2015/07/12

【日本の土木遺産】箱根旧街道の石畳改築(小田原市~三島市) 旅人の足守る1億円超事業

江戸時代、東海道随一の難所「箱根の山は天下の険」とうたわれた小田原宿から三島宿までの約32㎞(八里)が箱根旧街道であり、風情ある石畳道となっている。
 石畳の一部は静岡県三島市の箱根山中にあり、市の石畳整備事業により願合寺(がんごうじ)・腰巻(こしまき)・浅間平(せんげんだいら)・上長坂(かみながさか)・笹原(ささはら)の5地区計約2㎞が保存され、2004年には国指定の史跡とされた。(写真:筆者)

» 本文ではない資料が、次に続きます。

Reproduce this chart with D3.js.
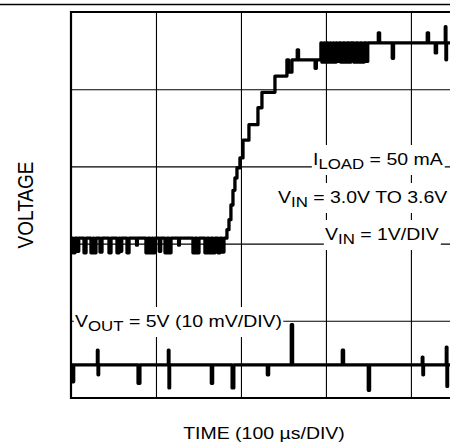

 石畳道には凹凸があり、多少の歩きづらさがある。また、急勾配が多く、峠越えの大変さが分かる。旧街道だからか、現在の国道1号と随所で交差、併走している。
 江戸時代初期の箱根越えの坂道は、雨が降ればすねまで泥に潜ってしまうような悪路で、ここを通る旅人は非常に苦労をしていた。
 滑りやすい関東ローム層の赤土の坂道は、旅人を相当苦しめた。幕府にとっては、箱根の山は西国の大名に対する天然の要塞となることから、江戸初期には険しい方が望ましい構造であった。
 しかし、政情が安定して人馬の往来が盛んになると、幕府は街道の整備に力を入れ始めた。1604(慶長9)年には、江戸日本橋を起点とした一里塚の設置や並木の整備に着手するなどして、徐々に街道の体裁が整えられた。箱根旧街道にも、錦田、笹原、山中の3つの一里塚が現在も保存されている。1624(寛永元)年には庄野宿(現在の三重県鈴鹿市)が設置され、東海道の53の宿場が全て完成した。
 東海道の平坦部の道は、路面を平らにして砂利や砂で突き固められていただけであった。しかしながら、急峻な山地に位置している箱根街道は、極寒期の気温はマイナス10度を下回り、積雪が多く、さらに四季を通じて雨の日が多く、頻発する濃霧は旅人の視界を著しく妨げた。
 そのため、当初は街道に箱根竹を敷く手法が用いられた。しかし、竹は腐ってしまうので敷替えが必要となる。これには、約3000の人足と2万束近くの竹が必要で、年間の維持管理費は120-130両(概ね100両が現在の1億円)にも達した。
 人足は、箱根街道沿いの村々が「助郷(すけごう)」として駆り出された。維持管理費用は、二重課役を避ける意味で、助郷に招集されない奥伊豆(現在の三島以南の伊豆半島)の村々が捻出していた。奥伊豆の人々にはこの負担が非常に重かったようである。
 その後幕府は、1680(延宝8)年に抜本的な改革を目的として、1400両余りをかけて石敷きの石畳構造に改築した。建設費のほとんどは、奥伊豆の村々が「石道金」として毎年100両を10年間払い続けることとなった。
 石畳の敷設の方法は、敷いていた古竹を取り除き、約30cm掘り下げ大栗石を入れて基礎(路床)とした上に、砂利を30cm入れて突き固めた。坂の途中には砂利止めを設けた。そして、道の両側には縁石として約30cmの石を、内側には24-27cmの石を据え「石畳」とした。
 表面の石は四角形か五角形のものが各辺を合わせるように並べられ、路肩側の石は中心部のものより大きなものが使われて、その端部は直線状になっている。最も外側には栗石が敷かれ排水路の役割を果たしている。
 石畳の石材には安山岩が利用された。この石は、街道周辺の沢から容易に調達が可能であった。また安山岩は、簡単に板のように割れる特性があることから、平らな面が大きく、石畳の石材とした場合に歩きやすい効果をもたらした。
 さらに、石畳には小型の石材が敷かれている個所がある。急な坂道に小型の礫(れき)を敷き詰めることによって石畳上に細かな凹凸をつくり、滑り止めの効果が発揮されていた。